[TASK DIRECTIONS] Copy out every line of the data exactly.

[COLLECTED DATA]

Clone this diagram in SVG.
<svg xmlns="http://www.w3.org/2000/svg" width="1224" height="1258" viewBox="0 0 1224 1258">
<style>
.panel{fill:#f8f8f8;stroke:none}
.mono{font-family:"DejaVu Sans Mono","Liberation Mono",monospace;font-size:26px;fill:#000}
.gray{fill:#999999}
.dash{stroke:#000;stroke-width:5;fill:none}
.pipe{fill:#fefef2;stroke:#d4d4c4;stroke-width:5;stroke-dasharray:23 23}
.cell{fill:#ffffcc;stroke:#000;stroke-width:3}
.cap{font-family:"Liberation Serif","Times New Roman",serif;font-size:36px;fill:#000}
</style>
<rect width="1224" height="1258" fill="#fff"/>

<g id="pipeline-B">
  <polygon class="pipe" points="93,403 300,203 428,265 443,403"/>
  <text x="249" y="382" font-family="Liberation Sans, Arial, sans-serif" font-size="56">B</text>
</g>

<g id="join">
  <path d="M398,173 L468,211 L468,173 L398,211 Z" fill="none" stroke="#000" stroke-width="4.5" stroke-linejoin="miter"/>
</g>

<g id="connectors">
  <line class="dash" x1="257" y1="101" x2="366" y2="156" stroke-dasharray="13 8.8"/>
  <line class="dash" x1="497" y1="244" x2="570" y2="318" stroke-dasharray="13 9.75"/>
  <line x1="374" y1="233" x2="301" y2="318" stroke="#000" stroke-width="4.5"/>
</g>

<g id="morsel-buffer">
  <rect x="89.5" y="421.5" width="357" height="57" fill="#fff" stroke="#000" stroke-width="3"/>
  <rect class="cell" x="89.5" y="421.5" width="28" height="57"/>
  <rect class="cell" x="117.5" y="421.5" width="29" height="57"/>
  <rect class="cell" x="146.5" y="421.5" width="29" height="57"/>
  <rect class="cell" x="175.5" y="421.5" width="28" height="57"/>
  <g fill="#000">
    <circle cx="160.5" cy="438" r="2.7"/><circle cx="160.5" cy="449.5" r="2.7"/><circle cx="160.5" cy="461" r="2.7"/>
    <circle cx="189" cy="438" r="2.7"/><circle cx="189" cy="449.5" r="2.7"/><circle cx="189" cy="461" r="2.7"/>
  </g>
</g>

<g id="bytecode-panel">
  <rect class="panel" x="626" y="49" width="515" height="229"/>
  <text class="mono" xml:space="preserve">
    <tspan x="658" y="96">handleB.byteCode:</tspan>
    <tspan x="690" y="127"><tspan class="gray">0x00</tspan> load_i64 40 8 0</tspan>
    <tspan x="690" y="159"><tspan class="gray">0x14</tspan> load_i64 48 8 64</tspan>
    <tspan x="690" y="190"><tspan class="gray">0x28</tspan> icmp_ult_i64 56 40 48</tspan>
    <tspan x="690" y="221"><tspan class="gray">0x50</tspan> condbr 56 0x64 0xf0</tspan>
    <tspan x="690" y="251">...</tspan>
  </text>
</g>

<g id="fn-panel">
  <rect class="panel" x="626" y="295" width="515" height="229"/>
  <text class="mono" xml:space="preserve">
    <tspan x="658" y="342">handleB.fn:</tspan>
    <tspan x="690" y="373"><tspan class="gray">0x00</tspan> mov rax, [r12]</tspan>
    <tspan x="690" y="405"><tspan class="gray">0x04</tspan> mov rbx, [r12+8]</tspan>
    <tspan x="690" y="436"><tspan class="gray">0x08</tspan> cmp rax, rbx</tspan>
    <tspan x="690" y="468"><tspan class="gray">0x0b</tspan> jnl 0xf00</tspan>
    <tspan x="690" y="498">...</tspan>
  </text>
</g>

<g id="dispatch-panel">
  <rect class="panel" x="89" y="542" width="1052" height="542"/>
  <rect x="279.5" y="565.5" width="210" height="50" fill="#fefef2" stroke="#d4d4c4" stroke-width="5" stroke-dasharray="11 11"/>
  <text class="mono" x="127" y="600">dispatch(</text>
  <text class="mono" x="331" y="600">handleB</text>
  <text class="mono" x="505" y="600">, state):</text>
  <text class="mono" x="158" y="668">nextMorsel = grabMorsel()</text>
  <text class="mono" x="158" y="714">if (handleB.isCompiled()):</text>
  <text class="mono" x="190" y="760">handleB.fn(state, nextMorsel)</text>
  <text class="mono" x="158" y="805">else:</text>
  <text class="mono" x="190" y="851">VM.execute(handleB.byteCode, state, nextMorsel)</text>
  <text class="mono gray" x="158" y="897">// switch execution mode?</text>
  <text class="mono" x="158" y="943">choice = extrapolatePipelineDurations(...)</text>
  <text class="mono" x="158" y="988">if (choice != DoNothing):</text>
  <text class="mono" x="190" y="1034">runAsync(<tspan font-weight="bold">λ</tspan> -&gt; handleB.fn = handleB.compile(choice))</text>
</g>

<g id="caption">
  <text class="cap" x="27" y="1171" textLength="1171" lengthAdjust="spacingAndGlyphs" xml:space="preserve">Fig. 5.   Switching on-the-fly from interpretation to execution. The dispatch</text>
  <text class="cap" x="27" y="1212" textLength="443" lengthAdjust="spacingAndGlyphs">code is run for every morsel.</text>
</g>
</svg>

[RESULT OF THIS EXERCISE]
Clone this diagram in SVG.
<svg xmlns="http://www.w3.org/2000/svg" width="1224" height="1258" viewBox="0 0 1224 1258">
<style>
.panel{fill:#f8f8f8;stroke:none}
.mono{font-family:"DejaVu Sans Mono","Liberation Mono",monospace;font-size:26px;fill:#000}
.gray{fill:#999999}
.dash{stroke:#000;stroke-width:5;fill:none}
.pipe{fill:#fefef2;stroke:#d4d4c4;stroke-width:5;stroke-dasharray:23 23}
.cell{fill:#ffffcc;stroke:#000;stroke-width:3}
.cap{font-family:"Liberation Serif","Times New Roman",serif;font-size:36px;fill:#000}
</style>
<rect width="1224" height="1258" fill="#fff"/>

<g id="pipeline-B">
  <polygon class="pipe" points="93,403 300,203 428,265 443,403"/>
  <text x="249" y="382" font-family="Liberation Sans, Arial, sans-serif" font-size="56">B</text>
</g>

<g id="join">
  <path d="M398,173 L468,211 L468,173 L398,211 Z" fill="none" stroke="#000" stroke-width="4.5" stroke-linejoin="miter"/>
</g>

<g id="connectors">
  <line class="dash" x1="257" y1="101" x2="366" y2="156" stroke-dasharray="13 8.8"/>
  <line class="dash" x1="497" y1="244" x2="570" y2="318" stroke-dasharray="13 9.75"/>
  <line x1="374" y1="233" x2="301" y2="318" stroke="#000" stroke-width="4.5"/>
</g>

<g id="morsel-buffer">
  <rect x="89.5" y="421.5" width="357" height="57" fill="#fff" stroke="#000" stroke-width="3"/>
  <rect class="cell" x="89.5" y="421.5" width="28" height="57"/>
  <rect class="cell" x="117.5" y="421.5" width="29" height="57"/>
  <rect class="cell" x="146.5" y="421.5" width="29" height="57"/>
  <rect class="cell" x="175.5" y="421.5" width="28" height="57"/>
  <g fill="#000">
    <circle cx="160.5" cy="438" r="2.7"/><circle cx="160.5" cy="449.5" r="2.7"/><circle cx="160.5" cy="461" r="2.7"/>
    <circle cx="189" cy="438" r="2.7"/><circle cx="189" cy="449.5" r="2.7"/><circle cx="189" cy="461" r="2.7"/>
  </g>
</g>

<g id="bytecode-panel">
  <rect class="panel" x="626" y="49" width="515" height="229"/>
  <text class="mono" xml:space="preserve">
    <tspan x="658" y="96">handleB.byteCode:</tspan>
    <tspan x="690" y="127"><tspan class="gray">0x00</tspan> load_i64 40 8 0</tspan>
    <tspan x="690" y="159"><tspan class="gray">0x14</tspan> load_i64 48 8 64</tspan>
    <tspan x="690" y="190"><tspan class="gray">0x28</tspan> icmp_ult_i64 56 40 48</tspan>
    <tspan x="690" y="221"><tspan class="gray">0x50</tspan> condbr 56 0x64 0xf0</tspan>
    <tspan x="690" y="251">...</tspan>
  </text>
</g>

<g id="fn-panel">
  <rect class="panel" x="626" y="295" width="515" height="229"/>
  <text class="mono" xml:space="preserve">
    <tspan x="658" y="342">handleB.fn:</tspan>
    <tspan x="690" y="373"><tspan class="gray">0x00</tspan> mov rax, [r12]</tspan>
    <tspan x="690" y="405"><tspan class="gray">0x04</tspan> mov rbx, [r12+8]</tspan>
    <tspan x="690" y="436"><tspan class="gray">0x08</tspan> cmp rax, rbx</tspan>
    <tspan x="690" y="468"><tspan class="gray">0x0b</tspan> jnl 0xf00</tspan>
    <tspan x="690" y="498">...</tspan>
  </text>
</g>

<g id="dispatch-panel">
  <rect class="panel" x="89" y="542" width="1052" height="542"/>
  <rect x="279.5" y="565.5" width="210" height="50" fill="#fefef2" stroke="#d4d4c4" stroke-width="5" stroke-dasharray="11 11"/>
  <text class="mono" x="127" y="600">dispatch(</text>
  <text class="mono" x="331" y="600">handleB</text>
  <text class="mono" x="505" y="600">, state):</text>
  <text class="mono" x="158" y="668">nextMorsel = grabMorsel()</text>
  <text class="mono" x="158" y="714">if (handleB.isCompiled()):</text>
  <text class="mono" x="190" y="760">handleB.fn(state, nextMorsel)</text>
  <text class="mono" x="158" y="805">else:</text>
  <text class="mono" x="190" y="851">VM.execute(handleB.byteCode, state, nextMorsel)</text>
  <text class="mono gray" x="158" y="897">// switch execution mode?</text>
  <text class="mono" x="158" y="943">choice = extrapolatePipelineDurations(...)</text>
  <text class="mono" x="158" y="988">if (choice != DoNothing):</text>
  <text class="mono" x="190" y="1034">runAsync(<tspan font-weight="bold">λ</tspan> -&gt; handleB.fn = handleB.compile(choice))</text>
</g>

<g id="caption">
  <text class="cap" x="27" y="1171" textLength="1171" lengthAdjust="spacingAndGlyphs" xml:space="preserve">Fig. 5.   Switching on-the-fly from interpretation to execution. The dispatch</text>
  <text class="cap" x="27" y="1212" textLength="443" lengthAdjust="spacingAndGlyphs">code is run for every morsel.</text>
</g>
</svg>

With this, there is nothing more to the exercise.